Вопрос. Можно ли считать, что речь г-на Черчилля причиняет ущерб делу мира и безопасности?
Ответ. Безусловно, да. По сути дела, г-н Черчилль стоит теперь на позиции поджигателей войны. И г-н Черчилль здесь не одинок, — у него имеются друзья не только в Англии, но и в Соединенных Штатах Америки.

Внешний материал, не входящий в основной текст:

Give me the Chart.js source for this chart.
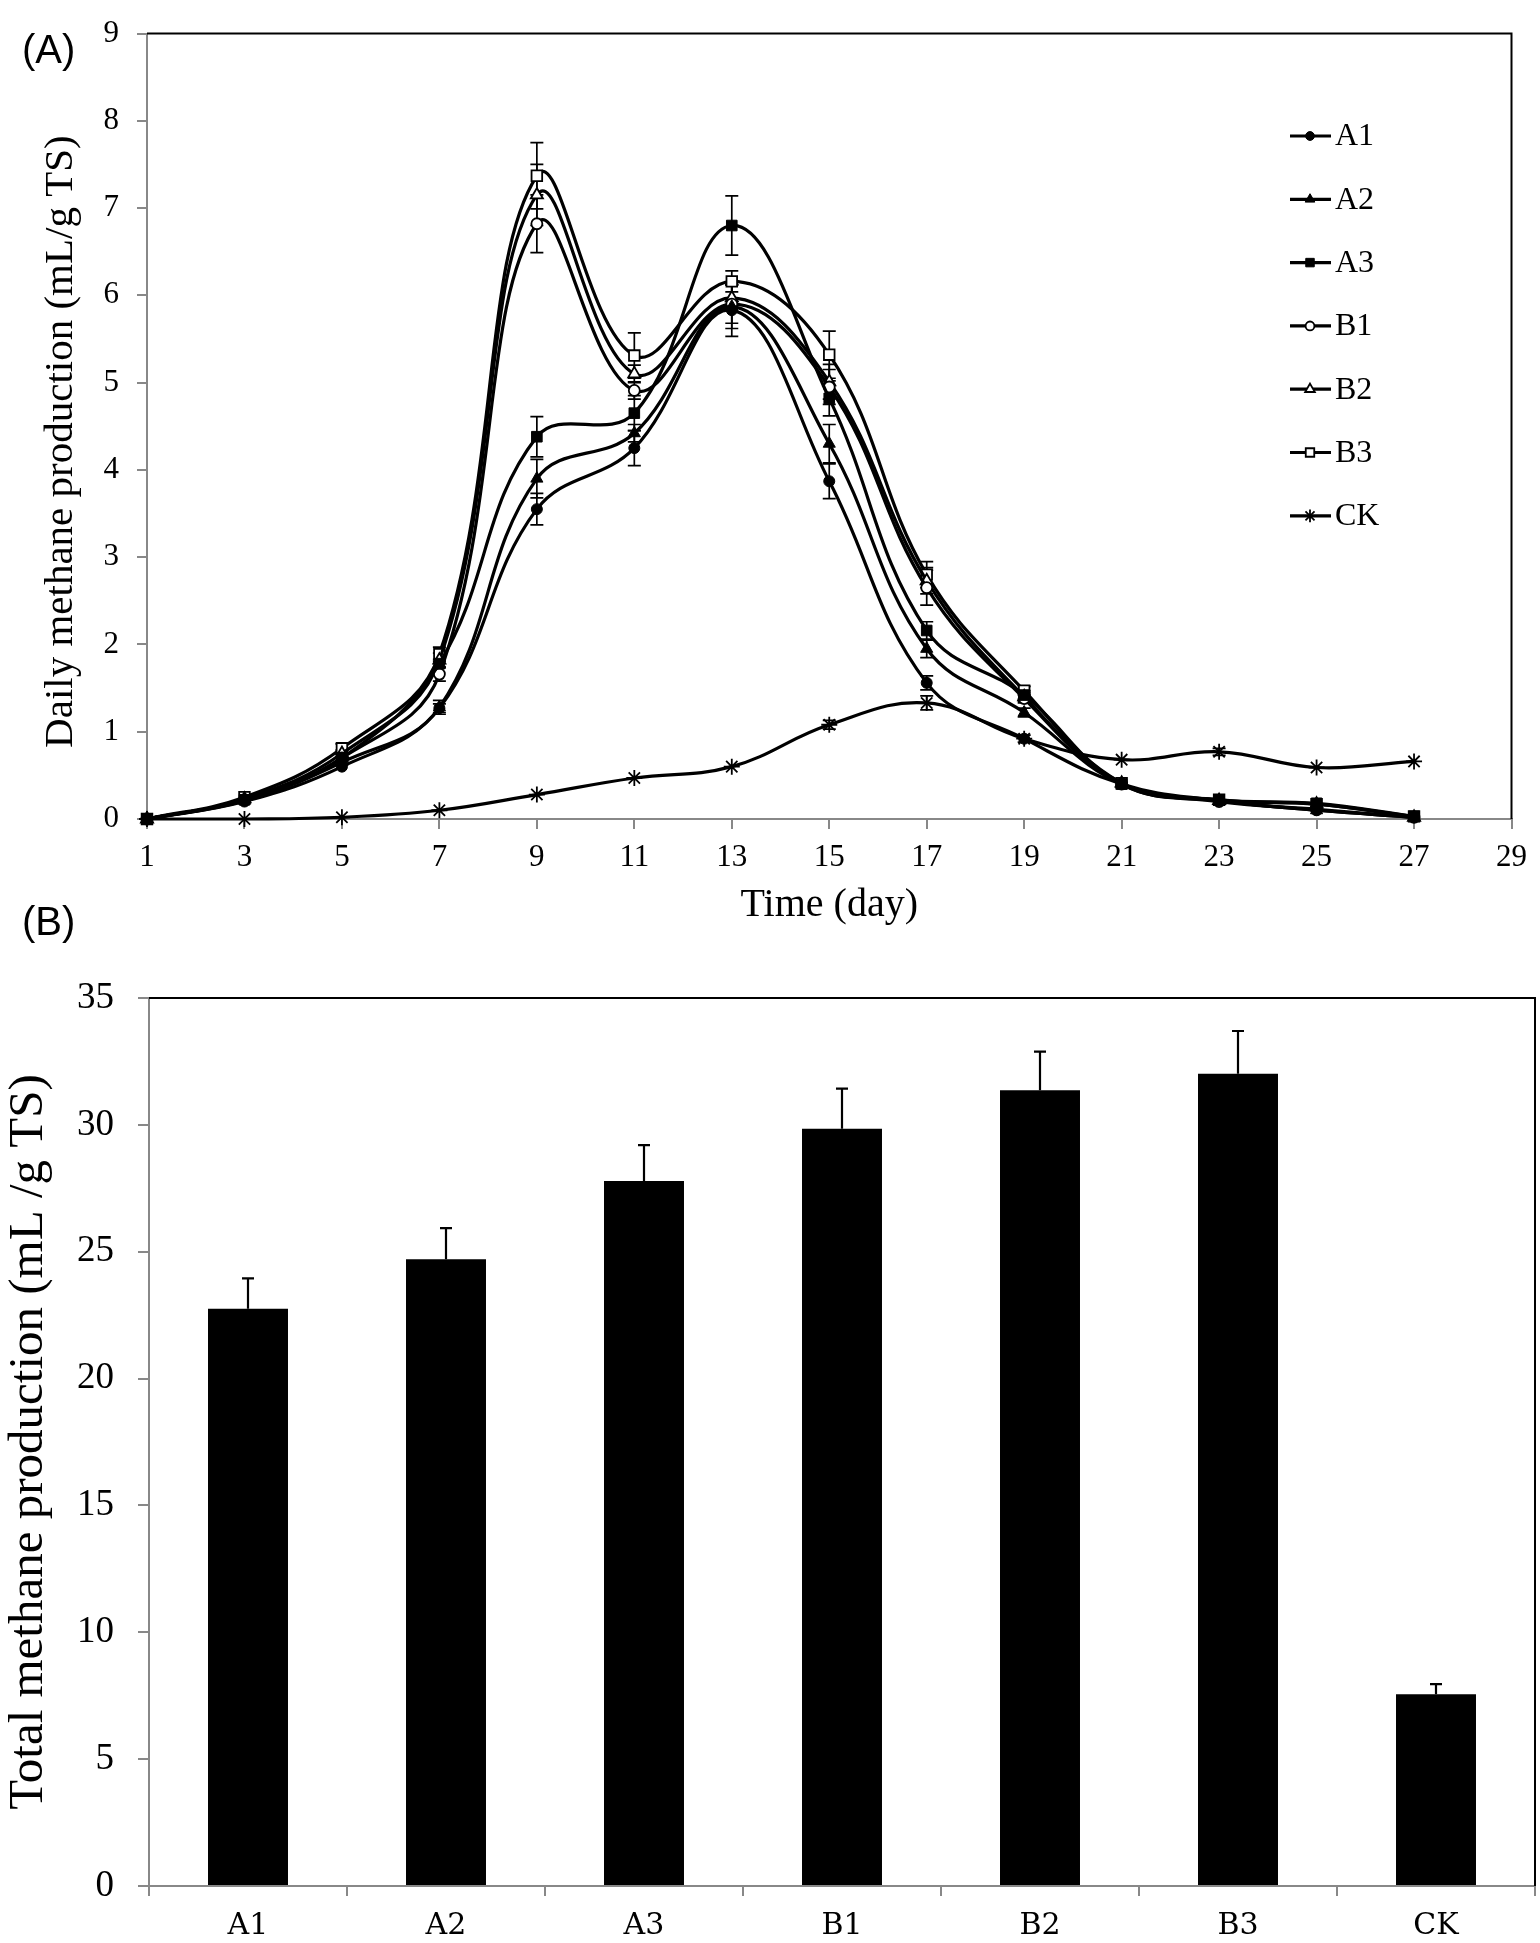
<!DOCTYPE html>
<html><head><meta charset="utf-8">
<script src="https://cdn.jsdelivr.net/npm/chart.js@4.4.0/dist/chart.umd.min.js"></script>
<style>
html,body{margin:0;padding:0;background:#fff;}
#wrap{position:relative;width:1540px;height:1943px;overflow:hidden;background:#fff;}
.lbl{position:absolute;font-family:"Liberation Sans",Arial,sans-serif;font-size:40px;color:#000;line-height:1;}
canvas{position:absolute;left:0;}
</style></head><body>
<div id="wrap">
<canvas id="cA" width="1540" height="940" style="top:0"></canvas>
<canvas id="cB" width="1540" height="1003" style="top:940px"></canvas>
<div class="lbl" style="left:22px;top:29px">(A)</div>
<div class="lbl" style="left:22px;top:901px">(B)</div>
</div>
<script>
// ---------- Panel A data ----------
const days = [1,3,5,7,9,11,13,15,17,19,21,23,25,27];
const xTickValues = [1,3,5,7,9,11,13,15,17,19,21,23,25,27,29];
const yTickValuesA = [0,1,2,3,4,5,6,7,8,9];
const seriesNames = ['A1','A2','A3','B1','B2','B3','CK'];
const A1 = [0,0.20,0.60,1.27,3.55,4.25,5.83,3.87,1.56,0.92,0.40,0.21,0.10,0.02];
const A2 = [0,0.21,0.65,1.28,3.90,4.42,5.87,4.30,1.95,1.22,0.40,0.21,0.10,0.02];
const A3 = [0,0.22,0.70,1.78,4.38,4.65,6.80,4.82,2.16,1.42,0.40,0.22,0.18,0.03];
const B1 = [0,0.22,0.70,1.66,6.82,4.91,5.90,4.95,2.65,1.38,0.40,0.20,0.11,0.02];
const B2 = [0,0.23,0.75,1.82,7.15,5.10,5.97,5.01,2.73,1.40,0.41,0.21,0.17,0.02];
const B3 = [0,0.25,0.81,1.89,7.37,5.31,6.16,5.32,2.80,1.47,0.41,0.22,0.17,0.03];
const CK = [0,0.00,0.02,0.10,0.28,0.47,0.60,1.08,1.33,0.92,0.68,0.77,0.59,0.66];
const errA1 = [0,0.02,0.03,0.05,0.18,0.20,0.30,0.20,0.08,0.04,0.02,0.02,0.02,0.01];
const errA2 = [0,0.02,0.03,0.08,0.22,0.10,0.25,0.22,0.10,0.05,0.02,0.02,0.02,0.01];
const errA3 = [0,0.02,0.04,0.05,0.23,0.20,0.34,0.20,0.10,0.05,0.02,0.02,0.02,0.01];
const errB1 = [0,0.02,0.04,0.08,0.33,0.10,0.22,0.20,0.20,0.05,0.02,0.02,0.02,0.01];
const errB2 = [0,0.02,0.04,0.08,0.35,0.10,0.15,0.20,0.15,0.05,0.02,0.02,0.02,0.01];
const errB3 = [0,0.03,0.05,0.08,0.38,0.26,0.12,0.27,0.15,0.05,0.02,0.02,0.02,0.01];
const errCK = [0,0.00,0.01,0.02,0.02,0.03,0.03,0.05,0.08,0.03,0.03,0.04,0.03,0.03];

// ---------- Panel B data ----------
const groups = ['A1','A2','A3','B1','B2','B3','CK'];
const totals = [22.75,24.70,27.79,29.85,31.36,32.01,7.56];
const totalErr = [1.20,1.23,1.41,1.58,1.53,1.69,0.40];
const yTickValuesB = [0,5,10,15,20,25,30,35];

const SERIF = "'Liberation Serif','Times New Roman',serif";
const WIDESERIF = "'DejaVu Serif',serif";
Chart.defaults.font.family = SERIF;
Chart.defaults.color = '#000';

const values = [A1,A2,A3,B1,B2,B3,CK];
const errs = [errA1,errA2,errA3,errB1,errB2,errB3,errCK];
const styles = [
  {ps:'circle', r:5.5, fill:'#000', bw:1},
  {ps:'triangle', r:7, fill:'#000', bw:1},
  {ps:'rect', r:7.5, fill:'#000', bw:1},
  {ps:'circle', r:5.5, fill:'#fff', bw:1.8},
  {ps:'triangle', r:7, fill:'#fff', bw:1.8},
  {ps:'rect', r:7.5, fill:'#fff', bw:1.8},
  {ps:'star', r:8, fill:'#000', bw:1.8}
];

const datasetsA = seriesNames.map((n,i)=>({
  label:n,
  data: days.map((d,j)=>({x:d, y:values[i][j]})),
  errors: errs[i],
  borderColor:'#000', borderWidth:3.2, tension:0.4, fill:false,
  pointStyle: styles[i].ps, pointRadius: styles[i].r, pointHoverRadius: styles[i].r,
  pointBackgroundColor: styles[i].fill, pointBorderColor:'#000', pointBorderWidth: styles[i].bw,
  clip:false
}));

const borderPlugin = {
  id:'boxBorder',
  afterDraw(chart){
    const {ctx, chartArea:a} = chart;
    ctx.save();
    ctx.strokeStyle='#000'; ctx.lineWidth=2;
    ctx.beginPath();
    ctx.moveTo(a.left, a.top); ctx.lineTo(a.right, a.top); ctx.lineTo(a.right, a.bottom);
    ctx.stroke();
    ctx.restore();
  }
};

const lineErrPlugin = {
  id:'lineErr',
  beforeDatasetsDraw(chart){
    const {ctx, scales:{x,y}} = chart;
    ctx.save();
    ctx.strokeStyle='#000'; ctx.lineWidth=1.7;
    chart.data.datasets.forEach(ds=>{
      ds.data.forEach((p,j)=>{
        const e = ds.errors[j];
        if(!e || e < 0.04) return;
        const px = x.getPixelForValue(p.x);
        const y1 = y.getPixelForValue(p.y + e), y0 = y.getPixelForValue(Math.max(0,p.y - e));
        ctx.beginPath();
        ctx.moveTo(px,y0); ctx.lineTo(px,y1);
        ctx.moveTo(px-6.5,y0); ctx.lineTo(px+6.5,y0);
        ctx.moveTo(px-6.5,y1); ctx.lineTo(px+6.5,y1);
        ctx.stroke();
      });
    });
    ctx.restore();
  }
};

const legendPlugin = {
  id:'customLegend',
  afterDraw(chart){
    const ctx = chart.ctx;
    ctx.save();
    chart.data.datasets.forEach((ds,i)=>{
      const yy = 136 + 63.3*i;
      ctx.strokeStyle='#000'; ctx.lineWidth=3.2;
      ctx.beginPath(); ctx.moveTo(1290,yy); ctx.lineTo(1331,yy); ctx.stroke();
      ctx.fillStyle = styles[i].fill; ctx.strokeStyle='#000';
      ctx.lineWidth = styles[i].bw;
      Chart.helpers.drawPoint(ctx, {pointStyle:styles[i].ps, rotation:0, radius:styles[i].r*0.8, borderWidth:styles[i].bw}, 1310, yy);
      ctx.fillStyle='#000';
      ctx.font = "32px " + SERIF;
      ctx.textBaseline='middle'; ctx.textAlign='left';
      ctx.fillText(ds.label, 1335, yy+1);
    });
    ctx.restore();
  }
};

new Chart(document.getElementById('cA'), {
  type:'line',
  data:{datasets:datasetsA},
  options:{
    responsive:false, animation:false, devicePixelRatio:1,
    layout:{padding:{left:37, top:15, right:20, bottom:11}},
    plugins:{legend:{display:false}, tooltip:{enabled:false}},
    scales:{
      x:{type:'linear', min:1, max:29,
        afterBuildTicks:s=>{ s.ticks = xTickValues.map(v=>({value:v})); },
        afterFit:s=>{ s.height = 110; },
        ticks:{font:{size:31, lineHeight:1}, color:'#000', padding:13, maxRotation:0, autoSkip:false},
        grid:{drawOnChartArea:false, drawTicks:true, tickLength:10, color:'#888', lineWidth:2},
        border:{display:true, color:'#888', width:2},
        title:{display:true, text:'Time (day)', font:{size:40}, color:'#000', padding:0}
      },
      y:{min:0, max:9,
        afterBuildTicks:s=>{ s.ticks = yTickValuesA.map(v=>({value:v})); },
        afterFit:s=>{ s.width = 110; },
        ticks:{font:{size:31, lineHeight:1}, color:'#000', padding:18},
        grid:{drawOnChartArea:false, drawTicks:true, tickLength:10, color:'#888', lineWidth:2},
        border:{display:true, color:'#888', width:2},
        title:{display:true, text:'Daily methane production (mL/g TS)   ', font:{size:41}, color:'#000', padding:0}
      }
    }
  },
  plugins:[lineErrPlugin, borderPlugin, legendPlugin]
});

const barErrPlugin = {
  id:'barErr',
  afterDatasetsDraw(chart){
    const {ctx, scales:{x,y}} = chart;
    ctx.save();
    ctx.strokeStyle='#000'; ctx.lineWidth=2.2;
    totals.forEach((v,i)=>{
      const px = x.getPixelForValue(i);
      const y0 = y.getPixelForValue(v), y1 = y.getPixelForValue(v + totalErr[i]);
      ctx.beginPath();
      ctx.moveTo(px,y0); ctx.lineTo(px,y1);
      ctx.moveTo(px-6,y1); ctx.lineTo(px+6,y1);
      ctx.stroke();
    });
    ctx.restore();
  }
};

new Chart(document.getElementById('cB'), {
  type:'bar',
  data:{labels:groups, datasets:[{label:'Total', data:totals, backgroundColor:'#000', borderWidth:0, barPercentage:0.404, categoryPercentage:1.0}]},
  options:{
    responsive:false, animation:false, devicePixelRatio:1,
    layout:{padding:{left:0, top:58, right:5, bottom:0}},
    plugins:{legend:{display:false}, tooltip:{enabled:false}},
    scales:{
      x:{
        afterFit:s=>{ s.height = 57; },
        ticks:{font:{family:WIDESERIF, size:30, lineHeight:1}, color:'#000', padding:15},
        grid:{drawOnChartArea:false, drawTicks:true, tickLength:10, color:'#888', lineWidth:2, offset:true},
        border:{display:true, color:'#888', width:2}
      },
      y:{min:0, max:35,
        afterBuildTicks:s=>{ s.ticks = yTickValuesB.map(v=>({value:v})); },
        afterFit:s=>{ s.width = 149; },
        ticks:{font:{size:37, lineHeight:1}, color:'#000', padding:24},
        grid:{drawOnChartArea:false, drawTicks:true, tickLength:11, color:'#888', lineWidth:2},
        border:{display:true, color:'#888', width:2},
        title:{display:true, text:'Total methane production (mL /g TS)', font:{size:49}, color:'#000', padding:0}
      }
    }
  },
  plugins:[barErrPlugin, borderPlugin]
});
</script>
</body></html>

Следует отметить, что г-н Черчилль и его друзья поразительно напоминают в этом отношении Гитлера и его друзей. Гитлер начал дело развязывания войны с того, что провозгласил расовую теорию, объявив, что только люди, говорящие на немецком языке, представляют полноценную нацию. Г-н Черчилль начинает дело развязывания войны тоже с расовой теории, утверждая, что только нации, говорящие на английском языке, являются полноценными нациями, призванными вершить судьбы мира. Немецкая расовая теория привела Гитлера и его друзей к тому выводу, что немцы, как единственная полноценная нация, должны господствовать над другими нациями. Английская расовая теория приводит г-на Черчилля и его друзей к тому выводу, что нации, говорящие на английском языке, как единственно полноценные, должны господствовать над остальными нациями мира
По сути дела г-н Черчилль и его друзья в Англии и США предъявляют нациям, не говорящим на английском языке, нечто вроде ультиматума: признайте наше господство добровольно, и тогда все будет в порядке, — в противном случае неизбежна война.
Но нации проливали кровь в течение пяти лет жестокой войны ради свободы и независимости своих стран, а не ради того, чтобы заменить господство гитлеров господством Черчиллей. Вполне вероятно поэтому, что нации, не говорящие на английском языке и составляющие вместе с тем громадное большинство населения мира, не согласятся пойти в новое рабство.
Трагедия г-на Черчилля состоит в том, что он, как закоренелый тори, не понимает этой простой и очевидной истины.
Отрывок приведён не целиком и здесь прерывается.